<<Poésie d'un jour
Aquatinte de G.AdC
XV
Il cuore sanguina, si perde il cuore
goccia a goccia, si piange interioramente,
goccia a goccia, cosi, senza rumore,
e lentamente, tanto lentamente,
si perde goccia a goccia tutto il cuore
e il pianto resta qui, dentro la mente,
non si piange dagli occhi, il pianto vero
è invisibile, qui, dentro il pensiero.
XVI
Sul bianco della brina a lenti fiocchi
si perde un po’ di neve silenziosa ;
tu avevi un’ombra nera dentro gli occhi,
ogni giorno ti toglieva qualcosa…
Fa così freddo, ti copro i ginocchi,
tu segui la tua ombra misteriosa,
quella farfalla nera viva e greve,
non l’hai neanche guardata quella neve.
XVII
Quanto chiarore e verde e gioventù
perduti con la neve sopra i cuori,
oh padre mio che non sorridi più,
che non t’importa più niente del fuori…
Più in alto, più chiaro e alto lassù,
sul vivo nero di tutti i dolori,
e il tuo cuore che nevica, lo sento,
lentamente, così, senza un lamento.
XV
Et le cœur saigne, ainsi se perd le cœur
goutte après goutte, et on pleure en dedans,
goutte après goutte, ainsi, oh sans clameur,
et lentement, tellement lentement,
se perd, goutte après goutte, tout le cœur
et les pleurs restent, ici, en dedans,
les yeux ne pleurent pas, les larmes vraies
sont invisibles, là, dans la pensée.
XVI
Sur la blancheur de givre en flocons lents,
se perd un peu de neige silencieuse ;
tu avais une ombre noire devant,
et chaque jour t’enlevait quelque chose…
Il fait si froid, je suis là te couvrant,
toi tu poursuis ton ombre mystérieuse,
ce papillon vif, oppressant, et noir,
cette neige, tu n’as pas pu la voir.
XVII
Que de clarté, de jeunesse perdues,
de vert, avec la neige sur les cœurs,
oh toi, mon père qui ne souris plus,
pour qui n’importe plus rien d’extérieur…

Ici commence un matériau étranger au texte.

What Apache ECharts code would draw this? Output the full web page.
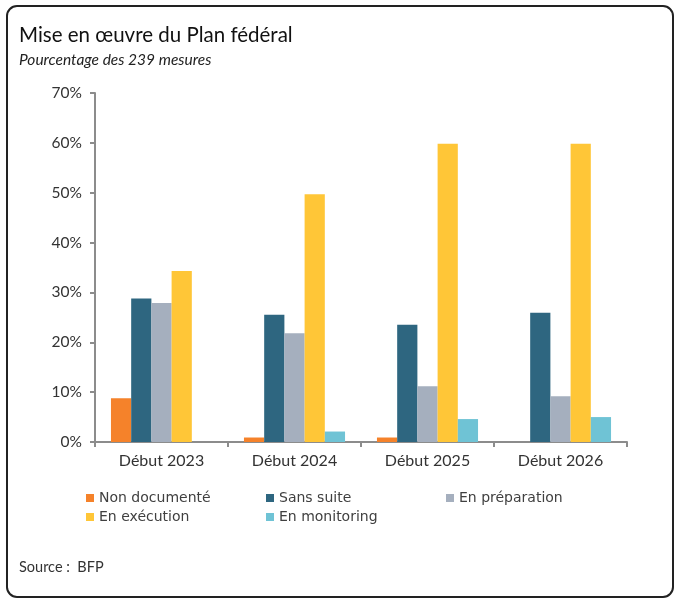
<!DOCTYPE html>
<html>
<head>
<meta charset="utf-8">
<script src="https://cdn.jsdelivr.net/npm/echarts@6/dist/echarts.min.js"></script>
<style>
html, body { margin: 0; padding: 0; background: #fff; }
#main { width: 680px; height: 601px; }
</style>
</head>
<body>
<div id="main"></div>
<script>
var categories = ['Début 2023', 'Début 2024', 'Début 2025', 'Début 2026'];
var nonDocumente = [8.8, 0.9, 0.9, 0];
var sansSuite = [28.8, 25.5, 23.5, 25.9];
var enPreparation = [27.9, 21.8, 11.2, 9.2];
var enExecution = [34.3, 49.7, 59.8, 59.8];
var enMonitoring = [0, 2.1, 4.6, 5.0];
var yTicks = [0, 10, 20, 30, 40, 50, 60, 70];

var myChart = echarts.init(document.getElementById('main'));
var font = 'Lato, "Open Sans", sans-serif';
var legendText = { color: '#404040', fontSize: 14, fontFamily: '"DejaVu Sans", sans-serif' };

function bar(name, data, color) {
    return {
        name: name,
        type: 'bar',
        data: data,
        itemStyle: { color: color },
        barGap: '0%',
        barCategoryGap: '24%'
    };
}

var option = {
    animation: false,
    title: [{
        text: 'Mise en œuvre du Plan fédéral',
        left: 14, top: 20,
        textStyle: { fontFamily: font, fontSize: 20.5, fontWeight: 'normal', color: '#111' }
    }, {
        text: 'Pourcentage des 239 mesures',
        left: 14, top: 47,
        textStyle: { fontFamily: font, fontSize: 15.5, fontStyle: 'italic', fontWeight: 'normal', color: '#222' }
    }, {
        text: 'Source :  BFP',
        left: 14, top: 555,
        textStyle: { fontFamily: font, fontSize: 14.5, fontWeight: 'normal', color: '#333' }
    }],
    graphic: [{
        type: 'rect',
        shape: { x: 7, y: 6, width: 666, height: 591, r: 10 },
        style: { fill: 'none', stroke: '#222', lineWidth: 2 },
        z: -1
    }],
    legend: [{
        orient: 'vertical', left: 81, top: 486, itemGap: 5,
        itemWidth: 8, itemHeight: 8, icon: 'rect',
        textStyle: legendText,
        data: ['Non documenté', 'En exécution']
    }, {
        orient: 'vertical', left: 261, top: 486, itemGap: 5,
        itemWidth: 8, itemHeight: 8, icon: 'rect',
        textStyle: legendText,
        data: ['Sans suite', 'En monitoring']
    }, {
        orient: 'vertical', left: 441, top: 486, itemGap: 5,
        itemWidth: 8, itemHeight: 8, icon: 'rect',
        textStyle: legendText,
        data: ['En préparation']
    }],
    grid: { left: 95, right: 53, top: 93, bottom: 159 },
    xAxis: {
        type: 'category',
        data: categories,
        axisLine: { lineStyle: { color: '#8c8c8c', width: 2 } },
        axisTick: { show: true, length: 5, lineStyle: { color: '#8c8c8c', width: 2 } },
        axisLabel: { color: '#333', fontSize: 16, fontFamily: font, margin: 11 }
    },
    yAxis: {
        type: 'value',
        min: yTicks[0],
        max: yTicks[yTicks.length - 1],
        interval: 10,
        splitLine: { show: false },
        axisLine: { show: true, lineStyle: { color: '#8c8c8c', width: 2 } },
        axisTick: { show: true, length: 5, lineStyle: { color: '#8c8c8c', width: 2 } },
        axisLabel: { color: '#333', fontSize: 15.5, fontFamily: font, margin: 13, formatter: '{value}%' }
    },
    series: [
        bar('Non documenté', nonDocumente, '#F5822A'),
        bar('Sans suite', sansSuite, '#2E6680'),
        bar('En préparation', enPreparation, '#A5AFBE'),
        bar('En exécution', enExecution, '#FFC637'),
        bar('En monitoring', enMonitoring, '#6FC3D5')
    ]
};

myChart.setOption(option);
</script>
</body>
</html>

Plus en hauteur, plus clair, et au-dessus,
sur le noir vif de toutes les douleurs,
se tient ton cœur qui neige, je le sens,
sans une plainte, ainsi, très lentement.
Patrizia Valduga, Requiem in Le Livre des Laudes, précédé de Requiem, Traduit de l’italien et présenté par Christian Travaux, Arfuyen 2023,pp. 68, 69,70, 71, 72, 73.

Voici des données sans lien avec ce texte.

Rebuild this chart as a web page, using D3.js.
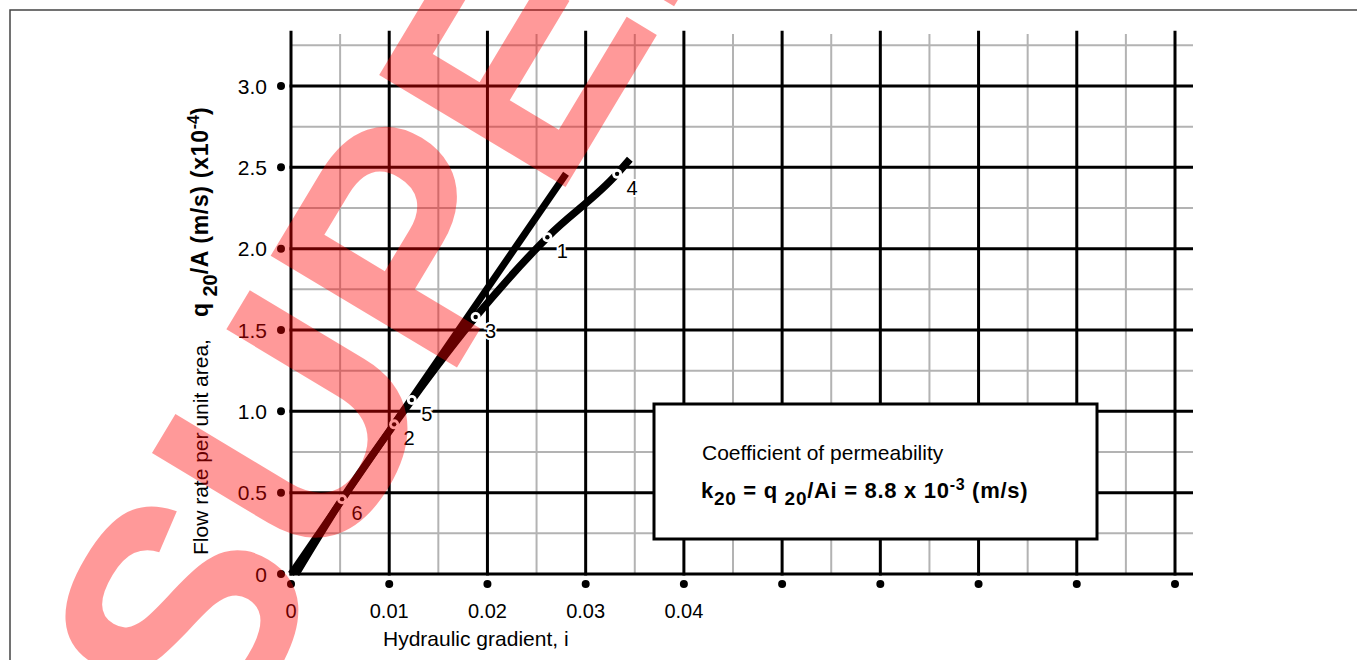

P A T R I Z I A V A L D U G A
« L’œuvre poétique de Patrizia Valduga frappe par le contraste que forme une thématique d’une extrême violence, qui tend à leur point de rupture les pôles d’Eros et de Thanatos dans une atmosphère de passion funèbre, et un très grand raffinement dans le choix des formes classiques dont la rigueur rehausse la violence du poème : tercet dantesque, quatrain, mais aussi huitain ou sonnet. La violence charnelle, la dégradation et l’obscène sont contenus dans un corset de formes pures et traditionnelles qui rappellent à la fois les protocoles sadiens, la dépense de Bataille, Les Lois de l’hospitalité et, plus encore, les œuvres récentes de Bernard Noël ou de Franck Venaille… » (Martin Rueff, in Po&sie, n° 110, « 1975-2004 | 30 ans de poésie italienne », 2, Belin, 2005, page 357).